The pathway to becoming Emma
This is a hard post to write, yet it’s probably our most important post to date. In many ways, it’s the new beginning. Again. I know, you’ve all heard this new beginning thing before.
None of that was lies. In their own way every time we’ve claimed a new beginning, it’s been a new beginning. This one just happens to be a big new beginning.
I had intended to write this while I drank my coffee, only I drank my coffee while browsing some other blogs, trying to build the motivation to write this. The coffee is gone and yet the words haven’t all found their way to my fingertips. So I will begin with the words I do have.
Being a part of a system of 65+ is too much. It’s too much for me, for them, for each other. Many don’t even know each other. There are cliques but no unity. It went from a sisterhood to an aloof neighborhood.

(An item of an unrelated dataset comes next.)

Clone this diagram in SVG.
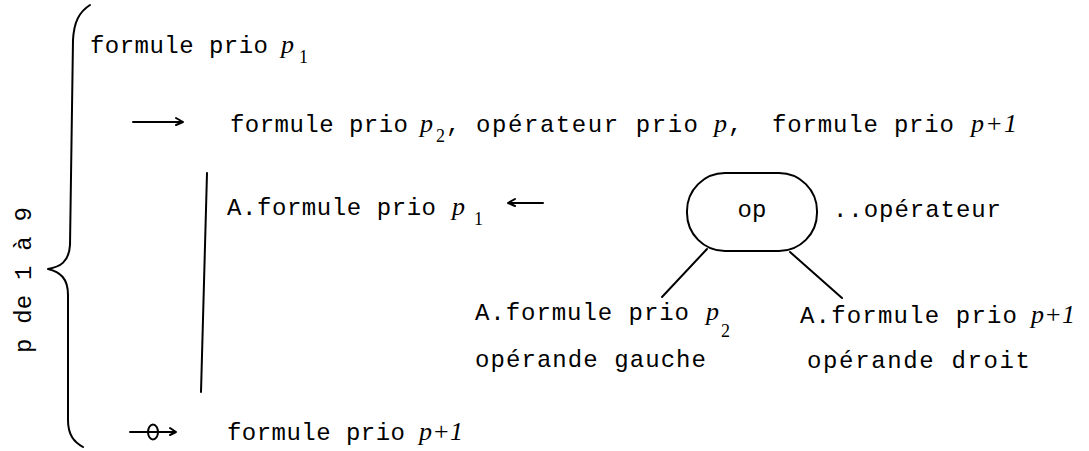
<svg xmlns="http://www.w3.org/2000/svg" width="1089" height="451" viewBox="0 0 1089 451">
<style>
.t{font-family:"Liberation Mono","Courier New",monospace;font-size:24px;fill:#000}
.i{font-family:"Liberation Serif","Times New Roman",serif;font-style:italic;font-size:26px;fill:#000}
.s{font-family:"Liberation Serif","Times New Roman",serif;font-size:18px;fill:#000}
.ln{fill:none;stroke:#000;stroke-width:2;stroke-linecap:round;stroke-linejoin:round}
</style>
<rect width="1089" height="451" fill="#fff"/>
<g id="brace">
<path class="ln" d="M90,5 C79,12 74,22 73,40 L70,245 C69,262 60,267 48,269 C60,272 68,278 68,295 L68,420 C68,435 74,442 83,447"/>
<text class="t" transform="translate(31,353) rotate(-90)" x="0" y="0" textLength="146">p de 1 à 9</text>
</g>
<g id="line1">
<text class="t" x="90" y="53" textLength="178">formule prio</text>
<text class="i" x="281" y="53">p</text><text class="s" x="299" y="63">1</text>
</g>
<g id="line2">
<text class="t" x="230" y="132" textLength="178">formule prio</text>
<text class="i" x="420" y="132">p</text><text class="s" x="436" y="142">2</text>
<text class="t" x="446" y="132">,</text>
<text class="t" x="476" y="132" textLength="222">opérateur prio</text>
<text class="i" x="714" y="132">p</text>
<text class="t" x="728" y="132">,</text>
<text class="t" x="772" y="132" textLength="182">formule prio</text>
<text class="i" x="971" y="132" textLength="46">p+1</text>
</g>
<g id="line3">
<text class="t" x="227" y="215" textLength="209">A.formule prio</text>
<text class="i" x="452" y="215">p</text><text class="s" x="474" y="225">1</text>
</g>
<g id="op">
<rect class="ln" x="687" y="173" width="130" height="78" rx="38" ry="38"/>
<text class="t" x="752" y="217" text-anchor="middle">op</text>
</g>
<text class="t" x="833" y="217" textLength="168">..opérateur</text>
<g id="left">
<text class="t" x="475" y="320" textLength="214">A.formule prio</text>
<text class="i" x="706" y="320">p</text><text class="s" x="721" y="337" font-size="20">2</text>
<text class="t" x="475" y="367" textLength="231">opérande gauche</text>
</g>
<g id="right">
<text class="t" x="800" y="323" textLength="217">A.formule prio</text>
<text class="i" x="1031" y="323" textLength="44">p+1</text>
<text class="t" x="807" y="368" textLength="223">opérande droit</text>
</g>
<g id="line4">
<text class="t" x="227" y="440" textLength="178">formule prio</text>
<text class="i" x="419" y="440" textLength="44">p+1</text>
</g>
<g id="connectors">
<path class="ln" d="M133,122 H183 M176,118 L183,122 L176,125"/>
<path class="ln" d="M207,173 L201,392"/>
<path class="ln" d="M543,203 H508 M515,199 L508,203 L515,206"/>
<path class="ln" d="M707,249 L662,297"/>
<path class="ln" d="M790,252 L842,298"/>
<path class="ln" d="M130,432 H176 M170,428 L176,432 L170,435"/>
<ellipse class="ln" cx="153" cy="432" rx="5" ry="7.5" stroke-width="1.6"/>
</g>
</svg>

A neighborhood that could barely agree on anything. Only certain groups could handle fronting together. When someone outside of the group currently fronting tried to get in there to the front, they were left feeling distant and uncomfortable both on the inside and the outside.

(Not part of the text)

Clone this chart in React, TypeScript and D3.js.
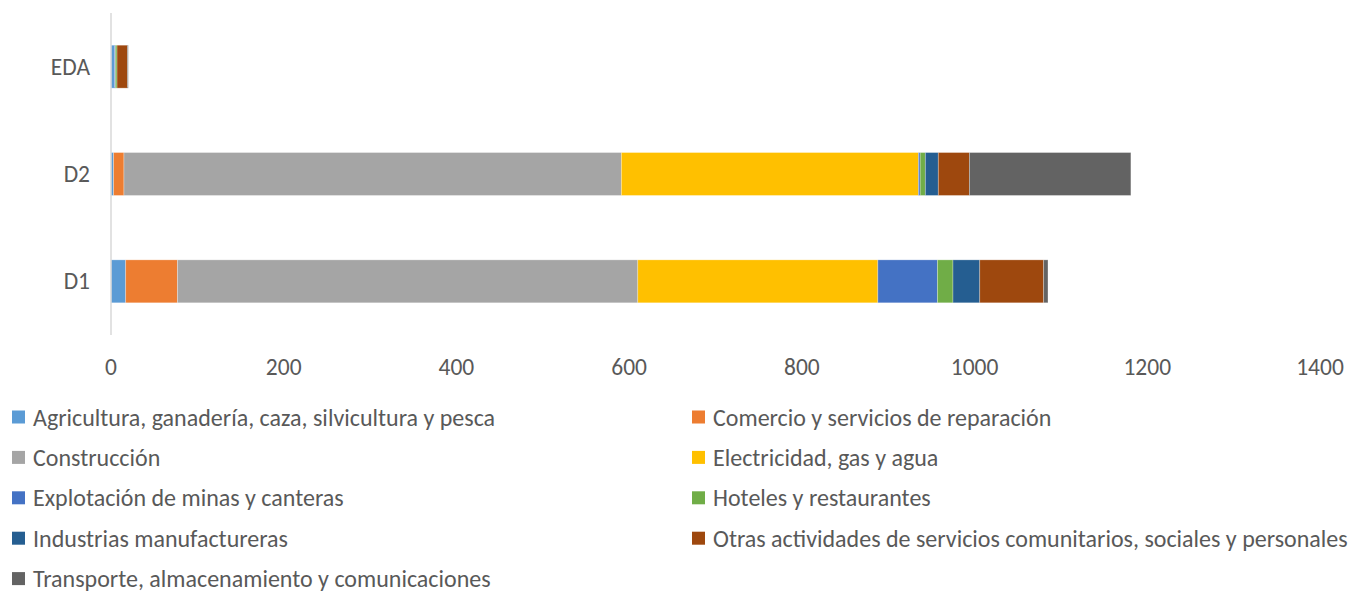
import React from "react";
import * as d3 from "d3";

const categories = ["EDA", "D2", "D1"];
const seriesNames = [
  "Agricultura, ganadería, caza, silvicultura y pesca",
  "Comercio y servicios de reparación",
  "Construcción",
  "Electricidad, gas y agua",
  "Explotación de minas y canteras",
  "Hoteles y restaurantes",
  "Industrias manufactureras",
  "Otras actividades de servicios comunitarios, sociales y personales",
  "Transporte, almacenamiento y comunicaciones",
];
const seriesColors = ["#5B9BD5", "#ED7D31", "#A5A5A5", "#FFC000", "#4472C4", "#70AD47", "#255E91", "#9E480E", "#636363"];
// values per series, in order of categories [EDA, D2, D1]
const agricultura = [4, 3, 17];
const comercio = [0, 12, 60];
const construccion = [0, 576, 533];
const electricidad = [0, 344, 278];
const explotacion = [1, 2, 69];
const hoteles = [2, 6, 18];
const industrias = [0, 15, 31];
const otras = [12, 36, 74];
const transporte = [1, 187, 5];
const xTicks = [0, 200, 400, 600, 800, 1000, 1200, 1400];

const seriesValues = [agricultura, comercio, construccion, electricidad, explotacion, hoteles, industrias, otras, transporte];

const W = 1363;
const H = 592;
const FONT = "Carlito, Calibri, 'Liberation Sans Narrow', 'Open Sans', sans-serif";

export default function App() {
  const x = d3.scaleLinear().domain([0, 1400]).range([111, 1320]);
  const y = d3.scaleBand().domain(categories).range([13, 335]).paddingInner(0.6).paddingOuter(0.3);

  const rows = categories.map((c, ci) => {
    const obj: Record<string, number | string> = { cat: c };
    seriesNames.forEach((s, si) => (obj[s] = seriesValues[si][ci]));
    return obj;
  });
  const stack = d3.stack<any>().keys(seriesNames)(rows as any);

  return (
    <svg width={W} height={H} style={{ position: "absolute", left: 0, top: 0, background: "#fff", fontFamily: FONT }}>
      {stack.map((layer, li) =>
        layer.map((d, di) => {
          const w = x(d[1]) - x(d[0]);
          if (w <= 0) return null;
          return (
            <rect
              key={`${li}-${di}`}
              x={x(d[0])}
              y={y(categories[di])!}
              width={w}
              height={y.bandwidth()}
              fill={seriesColors[li]}
              stroke="rgba(255,255,255,0.35)"
              strokeWidth={0.8}
            />
          );
        })
      )}
      <line x1={x(0)} x2={x(0)} y1={13} y2={335} stroke="#d9d9d9" strokeWidth={1.5} />
      {categories.map((c) => (
        <text key={c} x={90} y={y(c)! + y.bandwidth() / 2} textAnchor="end" dominantBaseline="central" fontSize={23.5} fill="#595959">
          {c}
        </text>
      ))}
      {xTicks.map((t) => (
        <text key={t} x={x(t)} y={367} textAnchor="middle" dominantBaseline="central" fontSize={23.5} fill="#595959">
          {t}
        </text>
      ))}
      {seriesNames.map((s, i) => {
        const col = i % 2;
        const row = Math.floor(i / 2);
        const lx = col === 0 ? 12 : 692;
        const ly = 417 + row * 40.4;
        return (
          <g key={s}>
            <rect x={lx} y={ly - 6.5} width={13} height={13} fill={seriesColors[i]} />
            <text x={lx + 21} y={ly} dominantBaseline="central" fontSize={24} fill="#595959">
              {s}
            </text>
          </g>
        );
      })}
    </svg>
  );
}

That isn’t okay. It’s not okay at all. The pain it causes is not okay. We are left with a perpetual struggle, compounded by the chaos whoever is in front has to wade through while trying to pay attention to the world around us.

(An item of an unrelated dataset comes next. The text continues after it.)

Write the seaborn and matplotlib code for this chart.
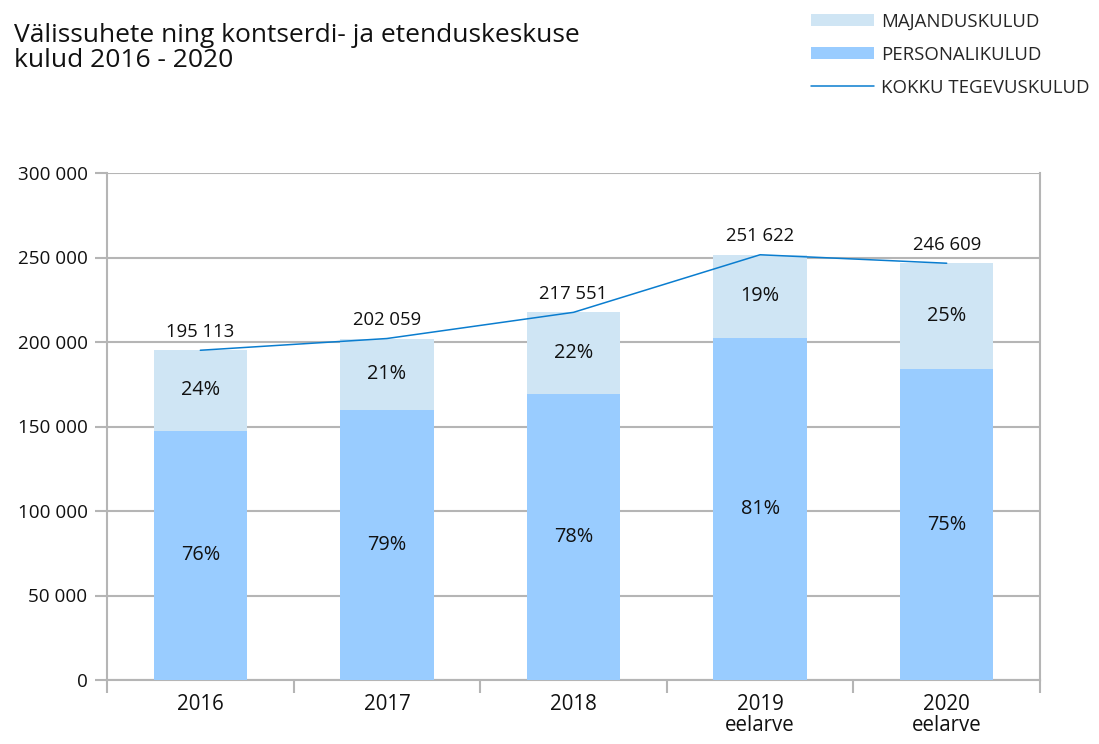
import matplotlib
matplotlib.use("Agg")
import matplotlib.pyplot as plt
import seaborn as sns
import pandas as pd
from matplotlib.patches import Patch
from matplotlib.lines import Line2D

categories = ["2016", "2017", "2018", "2019\neelarve", "2020\neelarve"]
totals = [195113, 202059, 217551, 251622, 246609]
personal = [147500, 159800, 169500, 202500, 184000]
personal_pct = ["76%", "79%", "78%", "81%", "75%"]
majandus_pct = ["24%", "21%", "22%", "19%", "25%"]
total_labels = ["195 113", "202 059", "217 551", "251 622", "246 609"]
yticks = [0, 50000, 100000, 150000, 200000, 250000, 300000]
ytick_labels = ["0", "50 000", "100 000", "150 000", "200 000", "250 000", "300 000"]

C_MAJ = "#CFE5F4"
C_PER = "#99CCFF"
C_LINE = "#0A7DCF"
C_GRID = "#B5B5B5"
C_TXT = "#111111"

sns.set_theme(style="white")
plt.rcParams["font.family"] = ["Open Sans", "DejaVu Sans"]

df = pd.DataFrame({"cat": categories, "total": totals, "personal": personal})

fig = plt.figure(figsize=(10.99, 7.44), dpi=100)
ax = fig.add_axes([107/1099, 1-680/744, (1040-107)/1099, (680-173)/744])

sns.barplot(data=df, x="cat", y="total", color=C_MAJ, width=0.5, ax=ax,
            saturation=1, zorder=2, edgecolor="none", linewidth=0)
sns.barplot(data=df, x="cat", y="personal", color=C_PER, width=0.5, ax=ax,
            saturation=1, zorder=3, edgecolor="none", linewidth=0)
ax.plot(range(len(categories)), totals, color=C_LINE, lw=1.1, zorder=4)

for i in range(len(categories)):
    ax.annotate(total_labels[i], (i, totals[i]), xytext=(0, 7),
                textcoords="offset points", ha="center", va="bottom",
                fontsize=13.3, color=C_TXT, zorder=5)
    ax.text(i, (totals[i] + personal[i]) / 2, majandus_pct[i], ha="center",
            va="center", fontsize=14.3, color=C_TXT, zorder=5)
    ax.text(i, personal[i] / 2, personal_pct[i], ha="center", va="center",
            fontsize=14.3, color=C_TXT, zorder=5)

ax.set_ylim(0, 300000)
ax.set_xlim(-0.5, len(categories) - 0.5)
ax.set_yticks(yticks)
ax.set_yticklabels(ytick_labels, fontsize=13.6, color=C_TXT)
ax.yaxis.grid(True, color=C_GRID, lw=1.5, zorder=0)
ax.set_axisbelow(True)

ax.set_xticks([i - 0.5 for i in range(len(categories) + 1)])
ax.set_xticklabels([""] * (len(categories) + 1))
ax.set_xticks(range(len(categories)), minor=True)
ax.set_xticklabels(categories, minor=True, fontsize=14.8, color=C_TXT,
                   linespacing=1.0)
ax.tick_params(axis="x", which="major", length=9, width=1.5, color=C_GRID,
               direction="out", bottom=True)
ax.tick_params(axis="x", which="minor", length=0, pad=10, bottom=True)
ax.tick_params(axis="y", length=9, width=1.5, color=C_GRID, direction="out",
               left=True, pad=5)
ax.set_xlabel("")
ax.set_ylabel("")

for s in ["left", "bottom", "right"]:
    ax.spines[s].set_visible(True)
    ax.spines[s].set_color(C_GRID)
    ax.spines[s].set_linewidth(1.5)
ax.spines["top"].set_visible(False)

fig.text(14/1099, 1-48/744, "Välissuhete ning kontserdi- ja etenduskeskuse\nkulud 2016 - 2020",
         fontsize=19, color=C_TXT, va="center", ha="left", linespacing=0.95)

handles = [Patch(facecolor=C_MAJ, edgecolor="none"),
           Patch(facecolor=C_PER, edgecolor="none"),
           Line2D([0], [0], color=C_LINE, lw=1.1)]
labels = ["MAJANDUSKULUD", "PERSONALIKULUD", "KOKKU TEGEVUSKULUD"]
fig.legend(handles, labels, loc="upper left", bbox_to_anchor=(794/1099, 1+4/744),
           frameon=False, fontsize=13.4, handlelength=3.4, handleheight=0.6,
           labelspacing=0.8, handletextpad=0.4, borderpad=0.4)

fig.savefig("out.png", dpi=100)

Yesterday we made the incredibly hard decision to put the vast majority of the system to sleep. And by vast, I mean that we went from 65 + to 19, and yet that 19 doesn’t count as a full 19 because many are sets that can’t be separated and do not function on their own. So to be entirely technical we went from 65+ to 13. That’s drops us to 20% of the original (thanks Google for the math help!). There’s a sadness, and a sense of guilt running through a lot of us, but no matter how we work it, we can’t figure out a better way.
In some capacity, the words of the “Christian therapist” we talked to months ago are starting to make sense. Not that God wouldn’t want us like this, I still call bullshit on that one, but that we don’t deserve to live in a constant struggle. We deserve to have a life, a future, and some peace. God wants that for us.
We haven’t committed to anything except a drastic reduction of numbers. For now, we are working on becoming Emma. Defining who she is and what pieces we bring to the whole. We are working on becoming healthy, both inside and out. We are working on reducing the stress and chaos and creating the future we deserve.